* BEGIN DATASET EXCERPT *

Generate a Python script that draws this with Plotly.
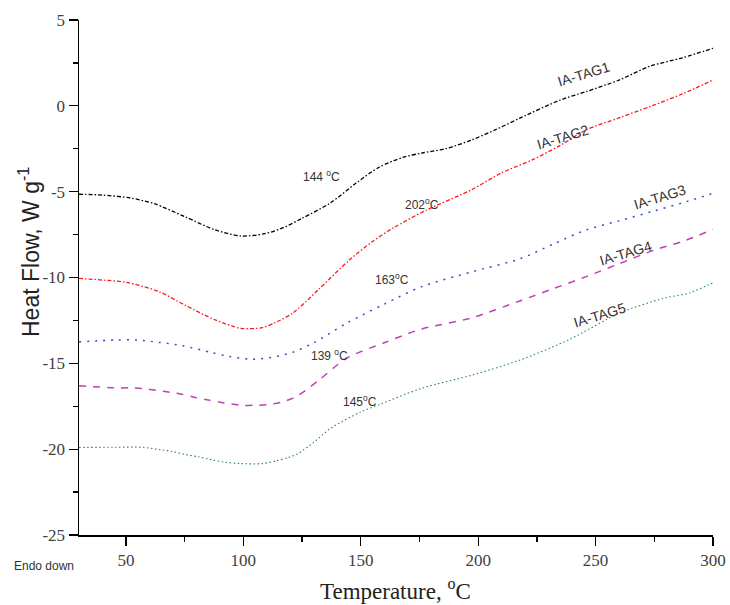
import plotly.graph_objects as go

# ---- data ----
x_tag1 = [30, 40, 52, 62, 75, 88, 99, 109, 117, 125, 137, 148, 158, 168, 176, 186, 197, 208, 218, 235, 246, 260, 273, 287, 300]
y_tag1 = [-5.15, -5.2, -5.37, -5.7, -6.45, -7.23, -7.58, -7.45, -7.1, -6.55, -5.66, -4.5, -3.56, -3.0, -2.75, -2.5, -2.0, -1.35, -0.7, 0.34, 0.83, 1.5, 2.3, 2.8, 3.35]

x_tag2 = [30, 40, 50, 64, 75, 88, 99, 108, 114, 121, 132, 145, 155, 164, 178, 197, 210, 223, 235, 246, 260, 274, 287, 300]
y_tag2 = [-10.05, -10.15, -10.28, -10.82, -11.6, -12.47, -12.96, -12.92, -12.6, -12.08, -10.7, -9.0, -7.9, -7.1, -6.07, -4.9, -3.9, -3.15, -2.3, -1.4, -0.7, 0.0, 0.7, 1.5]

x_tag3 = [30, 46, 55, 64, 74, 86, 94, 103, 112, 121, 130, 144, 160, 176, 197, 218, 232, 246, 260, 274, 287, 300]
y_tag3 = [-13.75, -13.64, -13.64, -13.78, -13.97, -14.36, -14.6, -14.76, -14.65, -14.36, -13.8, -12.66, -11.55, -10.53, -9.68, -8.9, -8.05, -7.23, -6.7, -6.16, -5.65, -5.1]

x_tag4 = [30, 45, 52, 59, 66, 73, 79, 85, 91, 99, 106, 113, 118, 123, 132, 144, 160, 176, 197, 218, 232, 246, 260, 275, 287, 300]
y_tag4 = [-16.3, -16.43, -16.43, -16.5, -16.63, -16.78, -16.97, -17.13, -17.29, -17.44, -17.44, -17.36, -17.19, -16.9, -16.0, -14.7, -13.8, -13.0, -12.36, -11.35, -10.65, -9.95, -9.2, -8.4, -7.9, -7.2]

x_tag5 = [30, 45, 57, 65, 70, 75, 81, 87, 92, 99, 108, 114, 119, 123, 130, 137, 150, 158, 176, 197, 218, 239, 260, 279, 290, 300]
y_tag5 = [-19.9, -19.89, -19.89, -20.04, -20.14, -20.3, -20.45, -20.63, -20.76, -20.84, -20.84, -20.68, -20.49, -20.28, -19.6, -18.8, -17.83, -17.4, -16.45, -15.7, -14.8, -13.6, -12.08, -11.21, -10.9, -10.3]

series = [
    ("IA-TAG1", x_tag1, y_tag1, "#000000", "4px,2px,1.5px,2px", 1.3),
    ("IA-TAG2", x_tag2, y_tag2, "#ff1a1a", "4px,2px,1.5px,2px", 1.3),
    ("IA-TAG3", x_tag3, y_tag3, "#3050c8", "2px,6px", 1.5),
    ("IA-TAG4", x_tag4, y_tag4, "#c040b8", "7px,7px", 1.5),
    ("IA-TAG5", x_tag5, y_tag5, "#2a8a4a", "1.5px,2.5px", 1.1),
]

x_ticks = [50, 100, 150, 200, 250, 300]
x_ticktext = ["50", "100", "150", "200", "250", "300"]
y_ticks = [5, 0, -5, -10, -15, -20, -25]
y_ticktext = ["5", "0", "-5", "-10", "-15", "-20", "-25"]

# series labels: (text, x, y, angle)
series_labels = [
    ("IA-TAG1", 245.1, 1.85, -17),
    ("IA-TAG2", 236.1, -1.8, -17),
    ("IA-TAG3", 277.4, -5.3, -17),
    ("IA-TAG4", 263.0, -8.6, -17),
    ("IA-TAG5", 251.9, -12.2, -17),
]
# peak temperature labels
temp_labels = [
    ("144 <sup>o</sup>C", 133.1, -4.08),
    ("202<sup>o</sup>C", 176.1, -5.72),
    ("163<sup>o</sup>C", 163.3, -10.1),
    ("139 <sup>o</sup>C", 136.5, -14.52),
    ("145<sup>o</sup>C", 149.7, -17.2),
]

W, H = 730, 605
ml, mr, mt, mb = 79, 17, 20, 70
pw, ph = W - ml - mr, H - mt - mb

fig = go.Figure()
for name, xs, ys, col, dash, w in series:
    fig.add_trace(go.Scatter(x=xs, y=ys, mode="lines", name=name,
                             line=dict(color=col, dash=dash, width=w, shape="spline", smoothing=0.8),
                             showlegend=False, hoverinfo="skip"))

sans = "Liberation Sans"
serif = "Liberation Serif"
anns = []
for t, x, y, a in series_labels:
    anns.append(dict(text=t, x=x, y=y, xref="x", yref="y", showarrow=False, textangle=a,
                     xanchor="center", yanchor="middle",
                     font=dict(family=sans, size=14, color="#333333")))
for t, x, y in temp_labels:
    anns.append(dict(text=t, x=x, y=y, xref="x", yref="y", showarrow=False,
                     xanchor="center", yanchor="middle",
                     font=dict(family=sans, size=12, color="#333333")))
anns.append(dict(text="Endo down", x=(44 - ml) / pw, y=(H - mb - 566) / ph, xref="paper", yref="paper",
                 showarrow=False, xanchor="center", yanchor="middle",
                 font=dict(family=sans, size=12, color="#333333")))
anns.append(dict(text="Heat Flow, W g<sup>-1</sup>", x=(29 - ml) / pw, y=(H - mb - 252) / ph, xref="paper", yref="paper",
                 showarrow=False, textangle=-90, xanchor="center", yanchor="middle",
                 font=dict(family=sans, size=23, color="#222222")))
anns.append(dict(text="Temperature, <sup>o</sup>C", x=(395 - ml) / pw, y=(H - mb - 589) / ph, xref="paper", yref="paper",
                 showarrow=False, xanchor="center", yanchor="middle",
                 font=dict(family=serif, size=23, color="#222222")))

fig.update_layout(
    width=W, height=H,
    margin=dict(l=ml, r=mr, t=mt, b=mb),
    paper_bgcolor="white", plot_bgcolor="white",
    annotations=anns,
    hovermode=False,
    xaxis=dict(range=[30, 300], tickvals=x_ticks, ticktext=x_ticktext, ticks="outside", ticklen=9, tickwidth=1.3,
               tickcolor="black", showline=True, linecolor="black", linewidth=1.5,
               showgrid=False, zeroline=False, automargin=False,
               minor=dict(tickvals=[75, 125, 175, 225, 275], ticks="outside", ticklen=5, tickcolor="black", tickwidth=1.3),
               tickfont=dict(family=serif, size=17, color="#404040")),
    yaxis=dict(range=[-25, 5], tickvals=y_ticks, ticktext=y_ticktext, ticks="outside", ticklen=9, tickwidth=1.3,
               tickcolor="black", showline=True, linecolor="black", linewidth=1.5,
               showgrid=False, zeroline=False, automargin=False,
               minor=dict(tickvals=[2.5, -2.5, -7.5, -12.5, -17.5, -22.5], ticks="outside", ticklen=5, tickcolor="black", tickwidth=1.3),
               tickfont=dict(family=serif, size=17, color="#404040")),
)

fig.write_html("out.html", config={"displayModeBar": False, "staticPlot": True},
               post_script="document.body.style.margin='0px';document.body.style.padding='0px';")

* END DATASET EXCERPT *

INSTRUCTIONS FOR THE TASK: Extract, word for word, each line from the top of the data down to and including the line with "import plotly.graph_objects as go"; skip the pictures.

SOLUTION BELOW:
Generate a Python script that draws this with Plotly.
import plotly.graph_objects as go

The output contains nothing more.